It’s almost a cliché scene now: the sweet young innocent girl with the great body who doesn’t realize how hot she is hooking up with the studly boy who everyone wants. They begin to have sex for the first time in a cabin, or in the woods or at her parent’s house while they are out for the night, only to be interrupted by a serial-killing maniac. It’s been done so many times that it’s easy to forget it had to start somewhere. That somewhere is Wes Craven’s 1984 film A Nightmare on Elm Street, and that started it all.
In 1994, when the Nightmare on Elm Street franchise was in full swing, Craven added a scene to New Nightmare where he has his leading lady, Heather Langenkamp, break the fourth wall by playing herself being haunted by the killer once again. There is also a scene where we can read Wes Craven's word processor where we see a script that includes the exact conversation he just had with Heather. He does the same thing in his Scream series by allowing his characters to reference horror films similar to their situations.
Scream included a scene mentioning the famous urban legend about Richard Gere. When word got out that Craven’s latest potential hit film and newest franchise contained this controversial and unsubstantiated tale, Craven began receiving calls from agents and studio execs telling him that if he left that scene in, he would never work again. He left the scene in and his career never stumbled.
Wes Craven’s inspiration for Freddy Kruger and the entire Elm Street series came from an article he read in the LA Times. There was a story about a young boy who had frightening nightmares after barely surviving the killing fields in Cambodia. The boy recalled that every time he shut his eyes he would see death, and was afraid to go to sleep, so he tried to stay awake for days at a time. This would become the premise for the series and its tag line, “Whatever you do, don’t fall asleep.”

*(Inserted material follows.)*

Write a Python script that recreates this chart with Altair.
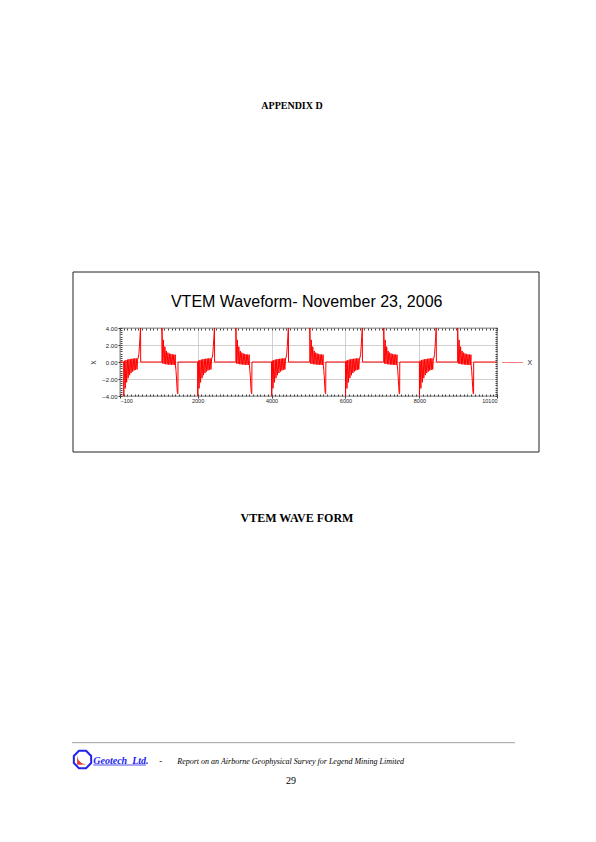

For decades, horror films were about either monsters (Frankenstein, Dracula, etc.), people who had gone mad (Psycho), or the devil (Rosemary’s Baby). There were killers and there were victims. The idea of revenge horror, where the victims get the last laugh and go after their would-be killers at the end, did not exist until Craven’s The Last House on the Left (1972). He then continued that theme in The Hills Have Eyes (1977) and more recently with Red Eye (2005).
Many say that Washington Irving’s "The Legend of Sleepy Hollow" was the first literary comedy horror genre, but that idea had not yet hit the big screen. Prior to Craven, horror films were meant solely to scare and elicit a negative emotional reaction like disgust, shock and revulsion. Craven was the first to see that laughing at our own fears had the potential to be a film going experience that bonded an audience to the characters they were seeing on a big screen. Technically, Nightmare can be seen as a comedy horror film, since the Freddy Kruger character had many comedic elements to him, with very few boundaries. But more obvious to the comedy/horror genre was Craven’s Scream series, which was much more satirical.
The term “slasher film” was not a known subgenre, although there were many slasher films as early as 1932 (Thirteen Women). The idea of making a slasher film franchise was Craven’s and Craven’s alone. Slasher films are defined as a horror movie in which victims (typically women and teenagers) are slashed with some sort of blade, like a machete or ancient knife, and usually committed by a psychopath. Craven introduced this idea in several of his more well-known characters like Freddy Kruger, and also in Scream.